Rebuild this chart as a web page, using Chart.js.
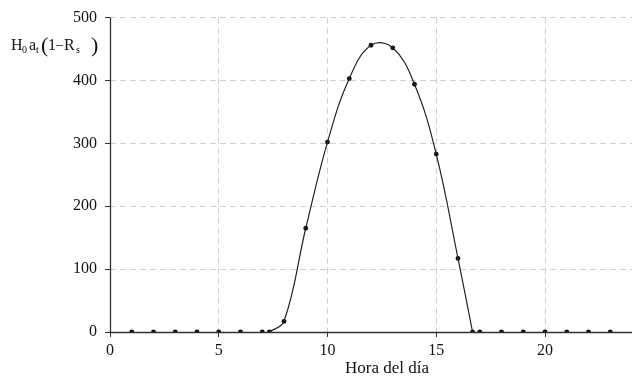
<!DOCTYPE html>
<html>
<head>
<meta charset="utf-8">
<script src="https://cdn.jsdelivr.net/npm/chart.js@4/dist/chart.umd.min.js"></script>
<style>
html,body{margin:0;padding:0;background:#fff;}
#wrap{width:636px;height:378px;position:relative;}
</style>
</head>
<body>
<div id="wrap"><canvas id="c" width="636" height="378"></canvas></div>
<script>
// Data
const hours = [1, 2, 3, 4, 5, 6, 7, 7.33, 8, 9, 10, 11, 12, 13, 14, 15, 16, 16.67, 17, 18, 19, 20, 21, 22, 23];
const absorbed = [0, 0, 0, 0, 0, 0, 0, 0, 17, 165, 302, 403, 456, 452, 394, 283, 117, 0, 0, 0, 0, 0, 0, 0, 0];
const sunHours = [7.33, 8, 9, 10, 11, 12, 13, 14, 15, 16, 16.67];
const sunValues = [0, 17, 165, 302, 403, 456, 452, 394, 283, 117, 0];
const xTicks = [0, 5, 10, 15, 20];
const yTicks = [0, 100, 200, 300, 400, 500];
const xTitle = 'Hora del día';

const SERIF = '"Liberation Serif", "Times New Roman", serif';

const pointsData = hours.map((h, i) => ({x: h, y: absorbed[i]}));
const curveData = sunHours.map((h, i) => ({x: h, y: sunValues[i]}));

const axisPlugin = {
  id: 'axes',
  beforeDatasetsDraw(chart) {
    const ctx = chart.ctx;
    const xs = chart.scales.x, ys = chart.scales.y;
    const x0 = Math.round(xs.getPixelForValue(0)) + 0.5;
    const y0 = Math.round(ys.getPixelForValue(0)) + 0.5;
    ctx.save();
    ctx.strokeStyle = '#333';
    ctx.lineWidth = 1.3;
    ctx.setLineDash([]);
    ctx.beginPath();
    ctx.moveTo(x0, ys.getPixelForValue(500));
    ctx.lineTo(x0, y0);
    ctx.lineTo(xs.right, y0);
    ctx.stroke();
    ctx.restore();
  }
};

const labelPlugin = {
  id: 'labels',
  afterDraw(chart) {
    const ctx = chart.ctx;
    ctx.save();
    ctx.fillStyle = '#111';
    ctx.textBaseline = 'alphabetic';
    ctx.textAlign = 'left';
    const base = 50;
    const big = '16px ' + SERIF;
    const sub = '10px ' + SERIF;
    const par = '22px ' + SERIF;
    const dash = '14px ' + SERIF;
    const parts = [
      ['H', big, 11, 0], ['0', sub, 22, 3], ['a', big, 29, 0], ['t', sub, 36, 3],
      ['(', par, 41, 2], ['1', big, 48, 0], ['\u2013', dash, 56, -1], ['R', big, 64, 0],
      ['s', sub, 76, 3], [')', par, 91, 2]
    ];
    parts.forEach(([t, f, x, dy]) => { ctx.font = f; ctx.fillText(t, x, base + dy); });
    // x axis title
    ctx.font = '17px ' + SERIF;
    ctx.textAlign = 'center';
    ctx.fillText(xTitle, 387, 373);
    ctx.restore();
  }
};

const gridOpts = {
  color: (c) => (c.tick && c.tick.value === 0) ? 'rgba(0,0,0,0)' : '#cfcfcf',
  tickBorderDash: [],
  tickColor: '#333',
  tickLength: 5,
  lineWidth: 1
};

new Chart(document.getElementById('c'), {
  type: 'scatter',
  data: {
    datasets: [
      {
        data: curveData,
        showLine: true,
        tension: 0.4,
        borderColor: '#222',
        borderWidth: 1.2,
        pointRadius: 0,
        fill: false
      },
      {
        data: pointsData,
        showLine: false,
        pointRadius: 2.4,
        pointBackgroundColor: '#111',
        pointBorderColor: '#111',
        pointBorderWidth: 0
      }
    ]
  },
  options: {
    responsive: false,
    animation: false,
    layout: {padding: {top: 16, right: 0, left: 0, bottom: 0}},
    plugins: {legend: {display: false}, tooltip: {enabled: false}},
    scales: {
      x: {
        type: 'linear',
        min: 0,
        max: 24,
        afterFit(s) { s.height = 46; },
        afterBuildTicks(s) { s.ticks = xTicks.map(v => ({value: v})); },
        border: {display: false, dash: [6, 4]},
        grid: gridOpts,
        ticks: {font: {family: SERIF, size: 16}, color: '#111', padding: 4, maxRotation: 0}
      },
      y: {
        min: 0,
        max: 500,
        afterFit(s) { s.width = 110; },
        afterBuildTicks(s) { s.ticks = yTicks.map(v => ({value: v})); },
        border: {display: false, dash: [6, 4]},
        grid: gridOpts,
        ticks: {font: {family: SERIF, size: 16}, color: '#111', padding: 8}
      }
    }
  },
  plugins: [axisPlugin, labelPlugin]
});
</script>
</body>
</html>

::::::::

> _Job_: Copy the listing in full and without alteration, omitting every picture.

> _Complete response_:
Rebuild this chart as a web page, using Chart.js.
<!DOCTYPE html>
<html>
<head>
<meta charset="utf-8">
<script src="https://cdn.jsdelivr.net/npm/chart.js@4/dist/chart.umd.min.js"></script>
<style>
html,body{margin:0;padding:0;background:#fff;}
#wrap{width:636px;height:378px;position:relative;}
</style>
</head>
<body>
<div id="wrap"><canvas id="c" width="636" height="378"></canvas></div>
<script>
// Data
const hours = [1, 2, 3, 4, 5, 6, 7, 7.33, 8, 9, 10, 11, 12, 13, 14, 15, 16, 16.67, 17, 18, 19, 20, 21, 22, 23];
const absorbed = [0, 0, 0, 0, 0, 0, 0, 0, 17, 165, 302, 403, 456, 452, 394, 283, 117, 0, 0, 0, 0, 0, 0, 0, 0];
const sunHours = [7.33, 8, 9, 10, 11, 12, 13, 14, 15, 16, 16.67];
const sunValues = [0, 17, 165, 302, 403, 456, 452, 394, 283, 117, 0];
const xTicks = [0, 5, 10, 15, 20];
const yTicks = [0, 100, 200, 300, 400, 500];
const xTitle = 'Hora del día';

const SERIF = '"Liberation Serif", "Times New Roman", serif';

const pointsData = hours.map((h, i) => ({x: h, y: absorbed[i]}));
const curveData = sunHours.map((h, i) => ({x: h, y: sunValues[i]}));

const axisPlugin = {
  id: 'axes',
  beforeDatasetsDraw(chart) {
    const ctx = chart.ctx;
    const xs = chart.scales.x, ys = chart.scales.y;
    const x0 = Math.round(xs.getPixelForValue(0)) + 0.5;
    const y0 = Math.round(ys.getPixelForValue(0)) + 0.5;
    ctx.save();
    ctx.strokeStyle = '#333';
    ctx.lineWidth = 1.3;
    ctx.setLineDash([]);
    ctx.beginPath();
    ctx.moveTo(x0, ys.getPixelForValue(500));
    ctx.lineTo(x0, y0);
    ctx.lineTo(xs.right, y0);
    ctx.stroke();
    ctx.restore();
  }
};

const labelPlugin = {
  id: 'labels',
  afterDraw(chart) {
    const ctx = chart.ctx;
    ctx.save();
    ctx.fillStyle = '#111';
    ctx.textBaseline = 'alphabetic';
    ctx.textAlign = 'left';
    const base = 50;
    const big = '16px ' + SERIF;
    const sub = '10px ' + SERIF;
    const par = '22px ' + SERIF;
    const dash = '14px ' + SERIF;
    const parts = [
      ['H', big, 11, 0], ['0', sub, 22, 3], ['a', big, 29, 0], ['t', sub, 36, 3],
      ['(', par, 41, 2], ['1', big, 48, 0], ['\u2013', dash, 56, -1], ['R', big, 64, 0],
      ['s', sub, 76, 3], [')', par, 91, 2]
    ];
    parts.forEach(([t, f, x, dy]) => { ctx.font = f; ctx.fillText(t, x, base + dy); });
    // x axis title
    ctx.font = '17px ' + SERIF;
    ctx.textAlign = 'center';
    ctx.fillText(xTitle, 387, 373);
    ctx.restore();
  }
};

const gridOpts = {
  color: (c) => (c.tick && c.tick.value === 0) ? 'rgba(0,0,0,0)' : '#cfcfcf',
  tickBorderDash: [],
  tickColor: '#333',
  tickLength: 5,
  lineWidth: 1
};

new Chart(document.getElementById('c'), {
  type: 'scatter',
  data: {
    datasets: [
      {
        data: curveData,
        showLine: true,
        tension: 0.4,
        borderColor: '#222',
        borderWidth: 1.2,
        pointRadius: 0,
        fill: false
      },
      {
        data: pointsData,
        showLine: false,
        pointRadius: 2.4,
        pointBackgroundColor: '#111',
        pointBorderColor: '#111',
        pointBorderWidth: 0
      }
    ]
  },
  options: {
    responsive: false,
    animation: false,
    layout: {padding: {top: 16, right: 0, left: 0, bottom: 0}},
    plugins: {legend: {display: false}, tooltip: {enabled: false}},
    scales: {
      x: {
        type: 'linear',
        min: 0,
        max: 24,
        afterFit(s) { s.height = 46; },
        afterBuildTicks(s) { s.ticks = xTicks.map(v => ({value: v})); },
        border: {display: false, dash: [6, 4]},
        grid: gridOpts,
        ticks: {font: {family: SERIF, size: 16}, color: '#111', padding: 4, maxRotation: 0}
      },
      y: {
        min: 0,
        max: 500,
        afterFit(s) { s.width = 110; },
        afterBuildTicks(s) { s.ticks = yTicks.map(v => ({value: v})); },
        border: {display: false, dash: [6, 4]},
        grid: gridOpts,
        ticks: {font: {family: SERIF, size: 16}, color: '#111', padding: 8}
      }
    }
  },
  plugins: [axisPlugin, labelPlugin]
});
</script>
</body>
</html>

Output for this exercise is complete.